3 Luxembourg finalises its first vertical risk assessment on terrorist financing – government.lu (gouvernement.lu)

4 Communiqué LBC/FT (uniquement en anglais) – CSSF

5 OBNL : « désigne les personnes morales, constructions juridiques ou organisations qui à titre principal sont impliquées dans la collecte et la distribution de fonds à des fins caritatives, religieuses, culturelles, éducatives, sociales ou confraternelles ou dans d’autres types de « bonnes œuvres » »

6 Financial inclusion and NPO issues (fatf-gafi.org)

7 FATF Recommendations (fatf-gafi.org)

8 Guide des bonnes pratiques du GAFI :  https://www.fatf-gafi.org/content/dam/fatf-gafi/guidance/BPP-Combating-TF-Abuse-NPO-R8.pdf.coredownload.inline.pdf et Communiqué du GAFI : Best Practices on Combating the Abuse of Non-Profit Organisations (fatf-gafi.org)
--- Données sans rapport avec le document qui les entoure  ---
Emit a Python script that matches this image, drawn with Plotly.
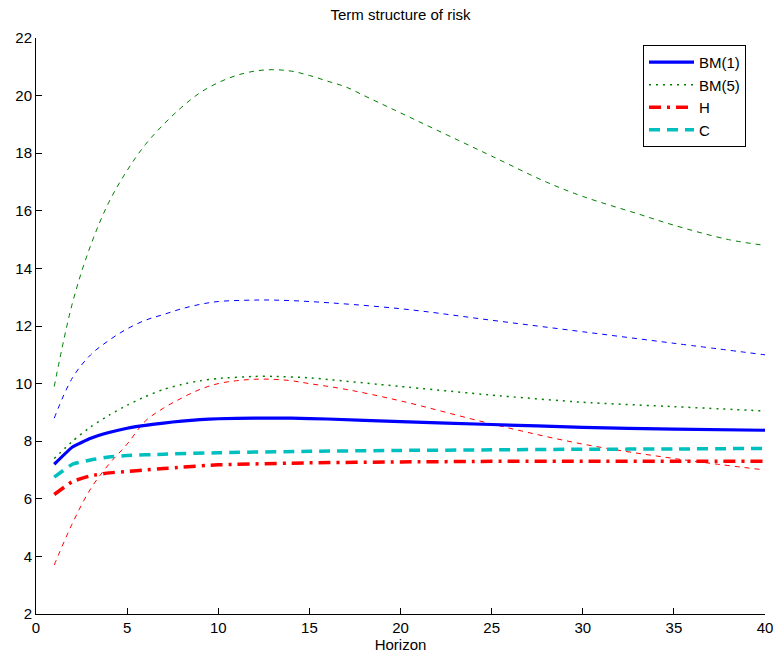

9 Circulaire CSSF 23/842 concernant l’adoption des Orientations révisées par l’EBA sur les facteurs de risque de blanchiment de capitaux et de financement du terrorisme – complément de la circulaire CSSF 21/782 qui introduit une nouvelle annexe aux guidances consolidées portant sur les clients qui sont des OBNL : Circulaire CSSF 23_842

10 Dans ce dernier cas, il est rappelé aux institutions financières leurs obligations strictes découlant de la Loi du 19 décembre 2020 relative à la mise en œuvre de mesures restrictives en matière financière et du Règlement grand-ducal du 14 novembre 2022 portant précision de la loi du 19 décembre 2020 relative à la mise en œuvre de mesures restrictives en matière financière. Nous rappelons également que le régime des sanctions financières ne suit pas une approche basée sur les risques et qu’à ce titre, des règles strictes sont applicables, notamment l’identification, le gel et l’obligation de déclaration au ministère des Finances, sans délai.